New development projects in Sammamish have been put on hold after the City Council passed an emergency ordinance on Oct. 3, implementing a moratorium on the acceptance of new land-use development applications and building permits or approvals in the city.
After the city began it’s deep dive into traffic concurrency and traffic impacts in July, the council identified that the traffic planning and process did not always line up with established policy and that the council were not receiving answers to some of their more pressing question in regards to the detail behind traffic planning.
“This was pretty much a reaction because we were being overwhelmed with the information and questions that came up, because we were not getting the answers that we are hoping to get,” Councilmember Ramiro Valderrama said. “We have got to take a step back, that plan and policy aren’t aligned, we’ve got so much riding on this. Let’s take this pause and understand what the process should be and be able to deliver a better, transparent process.”
During the Oct. 3 council meeting, Deputy Mayor Christie Malchow stressed that the council doesn’t take this moratorium lightly.
“It’s not that this was hatched overnight,” she said. “We have spent a lot of time and energy going through documents — more documents than I thought we’d ever look at. But I think we are going to have the time to take that break, that pause, to really dig into this and get what our citizens have been asking us for, so to that end I think this is much needed on the part of council and staff so that we can … have that laser focus.”
The ordinance is set to last six months and will allow the council to create a revised traffic concurrency policy and traffic modeling program that will help them answer questions and improve the level of services they provide. The council will also be looking at how the traffic planning meshes with the Comprehensive Plan.
In the upcoming months, the Sammamish City Council will be examining several elements of the traffic plan and revising them to collect more data to be used as the city continues to find solutions to many of the traffic problems plaguing Sammamish.
Valderrama said that there were some assumptions built into the current traffic model that are not fully understood and the council will either change them or figure policy to go with them.
“We should make sure that the end result is not only a more transparent process but to have a way to measure and maintain the level of service and flow rate. How we are measuring it, how that is taking place,” he said. “We are calling it a pause, there were a number of exceptions, basically with all this it will allow us to implement a new revised traffic model that will be more transparent.”

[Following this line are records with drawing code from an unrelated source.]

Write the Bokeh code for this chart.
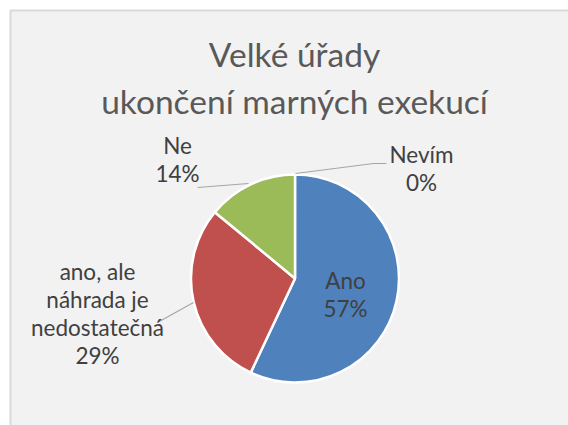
import numpy as np
from bokeh.plotting import figure
from bokeh.models import ColumnDataSource, Range1d
from bokeh.core.properties import value
from bokeh.embed import file_html
from bokeh.resources import INLINE

# ---- data ----
title_lines = ["Velké úřady", "ukončení marných exekucí"]
categories = ["Ano", "ano, ale náhrada je nedostatečná", "Ne", "Nevím"]
percents = [57, 29, 14, 0]
colors = ["#4F81BD", "#C0504D", "#9BBB59", "#8064A2"]

# label wrapping (layout)
label_lines = [["Ano"], ["ano, ale", "náhrada je", "nedostatečná"], ["Ne"], ["Nevím"]]

# ---- layout ----
W, H = 568, 425
FONT = "Lato"


def fx(x):
    return x


def fy(y):
    return H - y


CX, CY, R = fx(294.5), fy(278), 104.0

p = figure(width=W, height=H, x_range=Range1d(0, W), y_range=Range1d(0, H),
           output_backend="svg", toolbar_location=None, min_border=0)
p.axis.visible = False
p.grid.visible = False
p.outline_line_color = None
p.background_fill_color = "white"
p.border_fill_color = "white"

# chart area background with left/top border
p.quad(left=fx(10), right=W + 20, bottom=-20, top=fy(10), fill_color="#F2F2F2",
       line_color="#D9D9D9", line_width=2)

# ---- pie ----
frac = np.array(percents, dtype=float) / sum(percents)
ends = np.cumsum(frac) * 2 * np.pi
starts = ends - frac * 2 * np.pi
mask = frac > 0
src = ColumnDataSource(dict(
    start=(np.pi / 2 - starts)[mask],
    end=(np.pi / 2 - ends)[mask],
    color=np.array(colors)[mask],
))
p.wedge(x=CX, y=CY, radius=R, start_angle="start", end_angle="end",
        direction="clock", fill_color="color", line_color="white",
        line_width=2.5, source=src)

# ---- leader lines ----
leaders = [
    [(197, 187), (248, 183)],                 # Ne
    [(295, 173), (373, 163), (386, 163)],     # Nevím
    [(193, 302), (157, 322)],                 # ano, ale ...
]
p.multi_line(xs=[[fx(a) for a, b in seg] for seg in leaders],
             ys=[[fy(b) for a, b in seg] for seg in leaders],
             line_color="#A6A6A6", line_width=1.2)

# ---- data labels ----
anchors = [(345, 280), (97, 271), (177, 145), (421, 154)]
spacing = 28
tx, ty, tt = [], [], []
for lines, pct, (ax, ay) in zip(label_lines, percents, anchors):
    all_lines = lines + [f"{pct}%"]
    for i, s in enumerate(all_lines):
        tx.append(fx(ax))
        ty.append(fy(ay + i * spacing))
        tt.append(s)
p.text(x=tx, y=ty, text=tt, text_font=value(FONT), text_font_size="22.5px",
       text_color="#404040", text_align="center", text_baseline="alphabetic")

# ---- title ----
p.text(x=[fx(294), fx(294)], y=[fy(53), fy(100)], text=title_lines,
       text_font=value(FONT), text_font_size="33.5px", text_color="#595959",
       text_align="center", text_baseline="alphabetic")

open("out.html", "w").write(file_html(p, INLINE))
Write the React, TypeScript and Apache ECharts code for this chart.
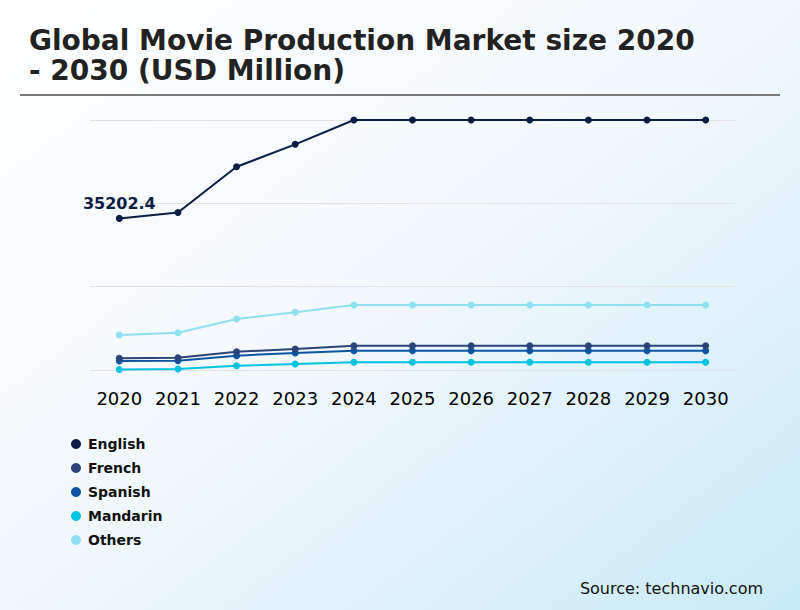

For example, Valderrama said, the council was told that data on peak traffic from both the a.m. and p.m. hours were being collected for reference, but in reality only the afternoon traffic was being measured. That is something the council will address to make sure both the morning and afternoon data is being collected.
There will be a public hearing on the moratorium within 60 days and the council must renew the action if they are not finished with revising the traffic plans within the six month time frame.
Valderrama also said that the moratorium may be set for a six month period, but if the council completes its work before then they will be able to end the moratorium.
“We do not have to leave it the full six months, Councilmember [Tom] Hornish raised that point, he hoped the pause will not last six months,” he said. “In the case of traffic, the developer that is looking at the Town Center will be working positively with the city, working on east-west streets.”
There are exceptions to the moratorium, including projects that are already under construction or have development applications filed with the city.
In a news release, the city stated that with two years worth of projects in the pipeline, citizens may not see the effects of the moratorium right away. Other exemptions include emergency repairs or construction by the city, permits for publicly-funded facilities like schools and permits for developments wholly comprised of affordable housing units.